**PROBLEM REQUIREMENTS**
Write out all records as given; omit images.

* * * * * * *

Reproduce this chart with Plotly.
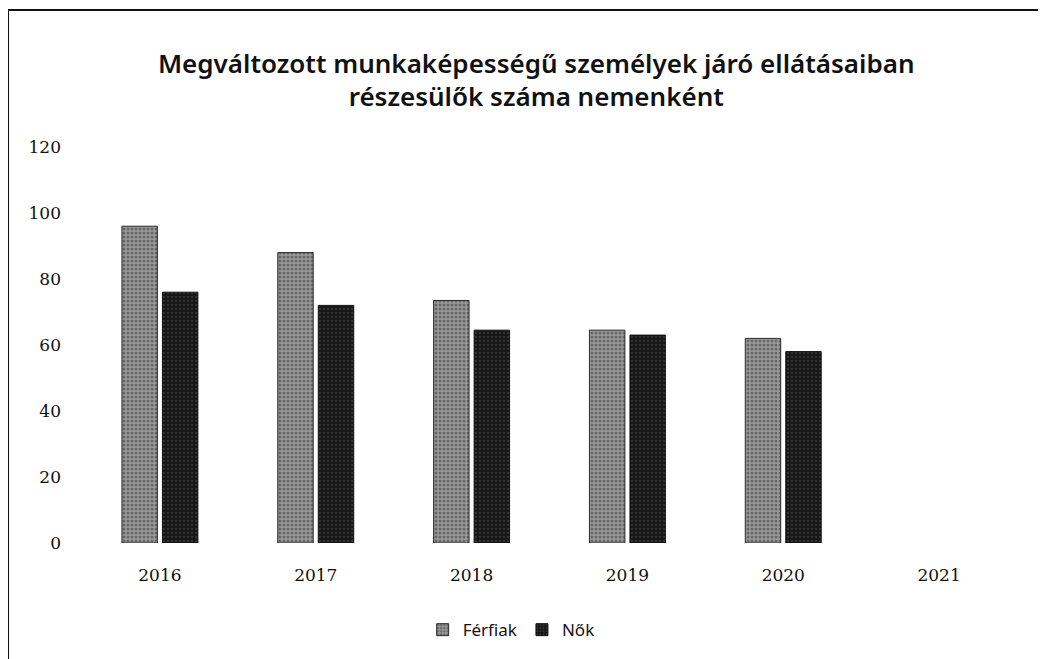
import plotly.graph_objects as go

years = ["2016", "2017", "2018", "2019", "2020", "2021"]
ferfiak = [96, 88, 73.5, 64.5, 62, None]
nok = [76, 72, 64.5, 63, 58, None]
y_ticks = [0, 20, 40, 60, 80, 100, 120]

title_text = ("Megváltozott munkaképességű személyek járó ellátásaiban"
              "<br>részesülők száma nemenként")

fig = go.Figure()
fig.add_trace(go.Bar(
    name="Férfiak", x=years, y=ferfiak,
    marker=dict(color="#8c8c8c", line=dict(color="#2a2a2a", width=1),
                pattern=dict(shape=".", fgcolor="#333333", bgcolor="#9a9a9a",
                             size=4, solidity=0.45)),
))
fig.add_trace(go.Bar(
    name="Nők", x=years, y=nok,
    marker=dict(color="#1e1e1e", line=dict(color="#111111", width=1),
                pattern=dict(shape=".", fgcolor="#555555", bgcolor="#161616",
                             size=4, solidity=0.25)),
))

fig.update_layout(
    width=1046, height=659,
    paper_bgcolor="white", plot_bgcolor="white",
    margin=dict(l=74, r=37, t=139, b=124),
    barmode="group", bargap=0.48, bargroupgap=0.125,
    title=dict(text=title_text, x=0.505, xanchor="center", y=0.902, yanchor="middle",
               font=dict(family="Noto Sans", size=26, color="#111111", weight=600)),
    showlegend=True,
    legend=dict(orientation="h", x=0.459, xanchor="center", y=-0.22, yanchor="middle",
                font=dict(family="Noto Sans", size=17, color="#111111"),
                itemwidth=30, traceorder="normal"),
    xaxis=dict(showgrid=False, showline=False, ticks="", ticklabelstandoff=20,
               tickfont=dict(family="DejaVu Serif", size=17, color="#111111")),
    yaxis=dict(range=[0, 120], tickvals=y_ticks, showgrid=False, showline=False,
               zeroline=False, ticks="", ticklabelstandoff=20,
               tickfont=dict(family="DejaVu Serif", size=17, color="#111111")),
    shapes=[
        dict(type="line", xref="paper", yref="paper", x0=-0.0791, x1=1.05,
             y0=1.346, y1=1.346, line=dict(color="#111111", width=2)),
        dict(type="line", xref="paper", yref="paper", x0=-0.0791, x1=-0.0791,
             y0=1.346, y1=-0.35, line=dict(color="#111111", width=2)),
    ],
)

fig.write_html("out.html")
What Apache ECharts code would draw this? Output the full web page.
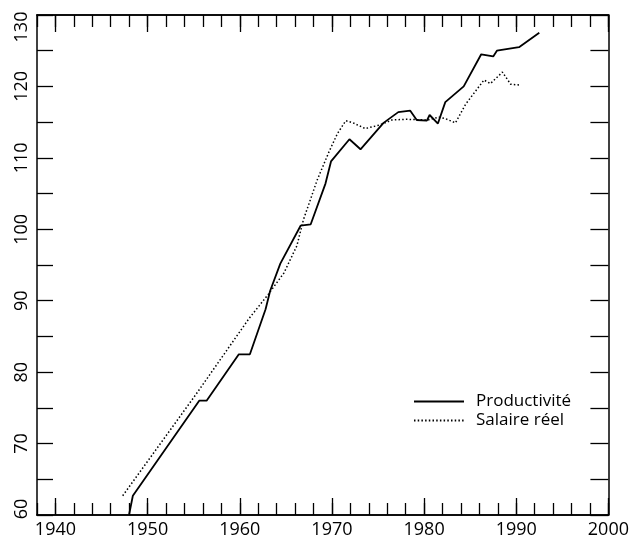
<!DOCTYPE html>
<html>
<head>
<meta charset="utf-8">
<script src="https://cdn.jsdelivr.net/npm/echarts@6/dist/echarts.min.js"></script>
<style>html,body{margin:0;padding:0;background:#fff}#c{width:632px;height:541px}</style>
</head>
<body>
<div id="c"></div>
<script>
// Productivité (solid)
const prodYears = [1948.0,1948.4,1955.6,1956.4,1959.9,1961.1,1962.8,1963.3,1964.4,1966.6,1967.7,1969.3,1969.9,1971.9,1973.1,1975.6,1977.2,1978.5,1979.2,1980.3,1980.6,1981.5,1982.3,1984.3,1986.2,1987.5,1987.9,1990.3,1992.5];
const prodValues = [60.1,62.7,76.0,76.0,82.5,82.5,88.8,91.4,95.2,100.5,100.7,106.4,109.5,112.6,111.2,114.9,116.4,116.6,115.3,115.2,116.0,114.8,117.8,120.0,124.5,124.2,125.0,125.5,127.5];
// Salaire réel (dotted)
const salYears = [1947.3,1955.2,1961.0,1963.1,1964.8,1966.2,1966.9,1968.4,1969.7,1970.6,1971.5,1972.3,1973.6,1975.2,1976.5,1978.1,1980.4,1981.6,1982.3,1983.4,1984.5,1985.5,1986.5,1987.2,1988.5,1989.4,1990.4];
const salValues = [62.7,76.8,87.5,90.9,93.9,97.7,101.3,106.9,110.9,113.4,115.2,114.9,114.1,114.6,115.3,115.4,115.3,115.7,115.5,114.9,117.5,119.2,120.9,120.4,122.0,120.3,120.2];
const seriesNames = ['Productivité','Salaire réel'];
const xMajorTicks = [1940,1950,1960,1970,1980,1990,2000];
const yLabelTicks = [60,70,80,90,100,110,120,130];

const FONT = 'Open Sans';
const chart = echarts.init(document.getElementById('c'), null, {renderer:'canvas'});
const lineCol = '#000';
const baseX = {type:'value', min:1938, max:2000, splitLine:{show:false},
  axisLine:{lineStyle:{color:lineCol,width:1.5}}};
const option = {
  animation:false,
  backgroundColor:'#fff',
  grid:{left:37,right:21,top:15,bottom:26,containLabel:false},
  legend:{
    orient:'vertical', left:408, top:388, itemWidth:50, itemHeight:14, itemGap:2,
    data:seriesNames,
    itemStyle:{opacity:0},
    textStyle:{fontFamily:FONT,fontSize:17,color:'#000',padding:[0,0,0,7]}
  },
  xAxis:[
    Object.assign({}, baseX, {position:'bottom', interval:2,
      axisTick:{inside:true,length:12,lineStyle:{color:lineCol,width:1.3}},
      axisLabel:{show:false}}),
    Object.assign({}, baseX, {position:'bottom',
      axisTick:{inside:true,length:17,customValues:xMajorTicks,lineStyle:{color:lineCol,width:1.3}},
      axisLabel:{customValues:xMajorTicks,fontFamily:FONT,fontSize:18,color:'#000',margin:6,
        formatter:function(v){return String(v);}}}),
    Object.assign({}, baseX, {position:'top', interval:2,
      axisTick:{inside:true,length:12,lineStyle:{color:lineCol,width:1.3}},
      axisLabel:{show:false}}),
    Object.assign({}, baseX, {position:'top',
      axisTick:{inside:true,length:17,customValues:xMajorTicks,lineStyle:{color:lineCol,width:1.3}},
      axisLabel:{show:false}})
  ],
  yAxis:[
    {type:'value', position:'left', min:60, max:130, interval:5, splitLine:{show:false},
     axisLine:{show:true,lineStyle:{color:lineCol,width:1.5}},
     axisTick:{show:true,inside:true,length:16,lineStyle:{color:lineCol,width:1.3}},
     axisLabel:{rotate:90, margin:6, fontFamily:FONT, fontSize:18, color:'#000',
       formatter:function(v){
         if (yLabelTicks.indexOf(v) < 0) return '';
         if (v === 130) return '{top|' + v + '}';
         if (v === 60) return '{bot|' + v + '}';
         return String(v);
       },
       rich:{
         top:{fontFamily:FONT,fontSize:18,color:'#000',padding:[0,24,0,0]},
         bot:{fontFamily:FONT,fontSize:18,color:'#000',padding:[0,0,0,12]}
       }}},
    {type:'value', position:'right', min:60, max:130, interval:5, splitLine:{show:false},
     axisLine:{show:true,lineStyle:{color:lineCol,width:1.5}},
     axisTick:{show:true,inside:true,length:18,lineStyle:{color:lineCol,width:1.3}},
     axisLabel:{show:false}}
  ],
  series:[
    {name:seriesNames[0], type:'line', xAxisIndex:0, yAxisIndex:0, symbol:'none',
     lineStyle:{color:'#000',width:1.8,type:'solid'},
     itemStyle:{color:'#000'},
     data:prodYears.map((y,i)=>[y,prodValues[i]])},
    {name:seriesNames[1], type:'line', xAxisIndex:0, yAxisIndex:0, symbol:'none',
     lineStyle:{color:'#000',width:1.5,type:[1.5,2.2]},
     itemStyle:{color:'#000'},
     data:salYears.map((y,i)=>[y,salValues[i]])}
  ]
};
chart.setOption(option);
</script>
</body>
</html>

* * * * * * *

**OUTPUT FOR THIS TASK**
Reproduce this chart with Plotly.
import plotly.graph_objects as go

years = ["2016", "2017", "2018", "2019", "2020", "2021"]
ferfiak = [96, 88, 73.5, 64.5, 62, None]
nok = [76, 72, 64.5, 63, 58, None]
y_ticks = [0, 20, 40, 60, 80, 100, 120]

title_text = ("Megváltozott munkaképességű személyek járó ellátásaiban"
              "<br>részesülők száma nemenként")

fig = go.Figure()
fig.add_trace(go.Bar(
    name="Férfiak", x=years, y=ferfiak,
    marker=dict(color="#8c8c8c", line=dict(color="#2a2a2a", width=1),
                pattern=dict(shape=".", fgcolor="#333333", bgcolor="#9a9a9a",
                             size=4, solidity=0.45)),
))
fig.add_trace(go.Bar(
    name="Nők", x=years, y=nok,
    marker=dict(color="#1e1e1e", line=dict(color="#111111", width=1),
                pattern=dict(shape=".", fgcolor="#555555", bgcolor="#161616",
                             size=4, solidity=0.25)),
))

fig.update_layout(
    width=1046, height=659,
    paper_bgcolor="white", plot_bgcolor="white",
    margin=dict(l=74, r=37, t=139, b=124),
    barmode="group", bargap=0.48, bargroupgap=0.125,
    title=dict(text=title_text, x=0.505, xanchor="center", y=0.902, yanchor="middle",
               font=dict(family="Noto Sans", size=26, color="#111111", weight=600)),
    showlegend=True,
    legend=dict(orientation="h", x=0.459, xanchor="center", y=-0.22, yanchor="middle",
                font=dict(family="Noto Sans", size=17, color="#111111"),
                itemwidth=30, traceorder="normal"),
    xaxis=dict(showgrid=False, showline=False, ticks="", ticklabelstandoff=20,
               tickfont=dict(family="DejaVu Serif", size=17, color="#111111")),
    yaxis=dict(range=[0, 120], tickvals=y_ticks, showgrid=False, showline=False,
               zeroline=False, ticks="", ticklabelstandoff=20,
               tickfont=dict(family="DejaVu Serif", size=17, color="#111111")),
    shapes=[
        dict(type="line", xref="paper", yref="paper", x0=-0.0791, x1=1.05,
             y0=1.346, y1=1.346, line=dict(color="#111111", width=2)),
        dict(type="line", xref="paper", yref="paper", x0=-0.0791, x1=-0.0791,
             y0=1.346, y1=-0.35, line=dict(color="#111111", width=2)),
    ],
)

fig.write_html("out.html")
What Apache ECharts code would draw this? Output the full web page.
<!DOCTYPE html>
<html>
<head>
<meta charset="utf-8">
<script src="https://cdn.jsdelivr.net/npm/echarts@6/dist/echarts.min.js"></script>
<style>html,body{margin:0;padding:0;background:#fff}#c{width:632px;height:541px}</style>
</head>
<body>
<div id="c"></div>
<script>
// Productivité (solid)
const prodYears = [1948.0,1948.4,1955.6,1956.4,1959.9,1961.1,1962.8,1963.3,1964.4,1966.6,1967.7,1969.3,1969.9,1971.9,1973.1,1975.6,1977.2,1978.5,1979.2,1980.3,1980.6,1981.5,1982.3,1984.3,1986.2,1987.5,1987.9,1990.3,1992.5];
const prodValues = [60.1,62.7,76.0,76.0,82.5,82.5,88.8,91.4,95.2,100.5,100.7,106.4,109.5,112.6,111.2,114.9,116.4,116.6,115.3,115.2,116.0,114.8,117.8,120.0,124.5,124.2,125.0,125.5,127.5];
// Salaire réel (dotted)
const salYears = [1947.3,1955.2,1961.0,1963.1,1964.8,1966.2,1966.9,1968.4,1969.7,1970.6,1971.5,1972.3,1973.6,1975.2,1976.5,1978.1,1980.4,1981.6,1982.3,1983.4,1984.5,1985.5,1986.5,1987.2,1988.5,1989.4,1990.4];
const salValues = [62.7,76.8,87.5,90.9,93.9,97.7,101.3,106.9,110.9,113.4,115.2,114.9,114.1,114.6,115.3,115.4,115.3,115.7,115.5,114.9,117.5,119.2,120.9,120.4,122.0,120.3,120.2];
const seriesNames = ['Productivité','Salaire réel'];
const xMajorTicks = [1940,1950,1960,1970,1980,1990,2000];
const yLabelTicks = [60,70,80,90,100,110,120,130];

const FONT = 'Open Sans';
const chart = echarts.init(document.getElementById('c'), null, {renderer:'canvas'});
const lineCol = '#000';
const baseX = {type:'value', min:1938, max:2000, splitLine:{show:false},
  axisLine:{lineStyle:{color:lineCol,width:1.5}}};
const option = {
  animation:false,
  backgroundColor:'#fff',
  grid:{left:37,right:21,top:15,bottom:26,containLabel:false},
  legend:{
    orient:'vertical', left:408, top:388, itemWidth:50, itemHeight:14, itemGap:2,
    data:seriesNames,
    itemStyle:{opacity:0},
    textStyle:{fontFamily:FONT,fontSize:17,color:'#000',padding:[0,0,0,7]}
  },
  xAxis:[
    Object.assign({}, baseX, {position:'bottom', interval:2,
      axisTick:{inside:true,length:12,lineStyle:{color:lineCol,width:1.3}},
      axisLabel:{show:false}}),
    Object.assign({}, baseX, {position:'bottom',
      axisTick:{inside:true,length:17,customValues:xMajorTicks,lineStyle:{color:lineCol,width:1.3}},
      axisLabel:{customValues:xMajorTicks,fontFamily:FONT,fontSize:18,color:'#000',margin:6,
        formatter:function(v){return String(v);}}}),
    Object.assign({}, baseX, {position:'top', interval:2,
      axisTick:{inside:true,length:12,lineStyle:{color:lineCol,width:1.3}},
      axisLabel:{show:false}}),
    Object.assign({}, baseX, {position:'top',
      axisTick:{inside:true,length:17,customValues:xMajorTicks,lineStyle:{color:lineCol,width:1.3}},
      axisLabel:{show:false}})
  ],
  yAxis:[
    {type:'value', position:'left', min:60, max:130, interval:5, splitLine:{show:false},
     axisLine:{show:true,lineStyle:{color:lineCol,width:1.5}},
     axisTick:{show:true,inside:true,length:16,lineStyle:{color:lineCol,width:1.3}},
     axisLabel:{rotate:90, margin:6, fontFamily:FONT, fontSize:18, color:'#000',
       formatter:function(v){
         if (yLabelTicks.indexOf(v) < 0) return '';
         if (v === 130) return '{top|' + v + '}';
         if (v === 60) return '{bot|' + v + '}';
         return String(v);
       },
       rich:{
         top:{fontFamily:FONT,fontSize:18,color:'#000',padding:[0,24,0,0]},
         bot:{fontFamily:FONT,fontSize:18,color:'#000',padding:[0,0,0,12]}
       }}},
    {type:'value', position:'right', min:60, max:130, interval:5, splitLine:{show:false},
     axisLine:{show:true,lineStyle:{color:lineCol,width:1.5}},
     axisTick:{show:true,inside:true,length:18,lineStyle:{color:lineCol,width:1.3}},
     axisLabel:{show:false}}
  ],
  series:[
    {name:seriesNames[0], type:'line', xAxisIndex:0, yAxisIndex:0, symbol:'none',
     lineStyle:{color:'#000',width:1.8,type:'solid'},
     itemStyle:{color:'#000'},
     data:prodYears.map((y,i)=>[y,prodValues[i]])},
    {name:seriesNames[1], type:'line', xAxisIndex:0, yAxisIndex:0, symbol:'none',
     lineStyle:{color:'#000',width:1.5,type:[1.5,2.2]},
     itemStyle:{color:'#000'},
     data:salYears.map((y,i)=>[y,salValues[i]])}
  ]
};
chart.setOption(option);
</script>
</body>
</html>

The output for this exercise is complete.